There is also the question of connectivity, or rather its deliberate absence. Wi-Fi exists but behaves like a suggestion. Your phone works, technically, but the signal is thin and intermittent. At first this registers as an inconvenience. By the second day it registers as a gift. You read. You watch animals. You swim in your plunge pool at two in the afternoon because nothing and no one requires you to be anywhere else. I found myself sitting on the deck one evening doing absolutely nothing — not scrolling, not planning, not even thinking particularly hard — and realized it was the first time in months I had been genuinely still.

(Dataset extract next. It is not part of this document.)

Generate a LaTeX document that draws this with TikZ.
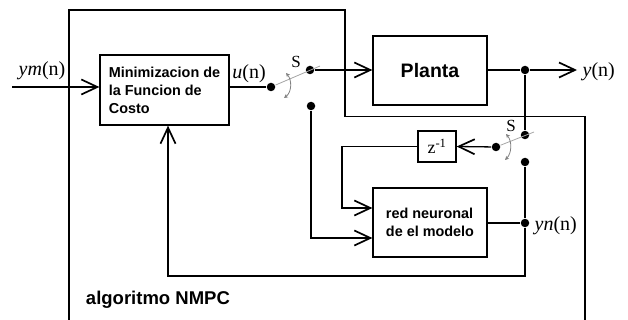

That is either the island's greatest luxury or its cruelest trick, depending on how comfortable you are with your own company.

What Stays

After checkout, after the boat back to the mainland, after the highway swallows you into Abu Dhabi's familiar grid of glass and asphalt, what remains is not the villa or the pool or the breakfast buffet. It is a single image: a pair of oryx standing perfectly still at the edge of your terrace at dawn, their curved horns catching the first light, watching you with the calm disinterest of animals who have never learned to be afraid of people.

This is for travelers who have done the Gulf's skyscrapers and superlatives and want to see what the region looks like when it exhales. It is for families with children old enough to sit quietly in a safari vehicle. It is not for anyone who needs a Michelin-starred restaurant within walking distance, or reliable Wi-Fi, or the particular thrill of being seen at a fashionable address. Sir Bani Yas does not care about being fashionable. It cares about being wild.

Villas at Al Sahel start around $680 per night, wildlife drives included. The oryx outside your window charge nothing at all.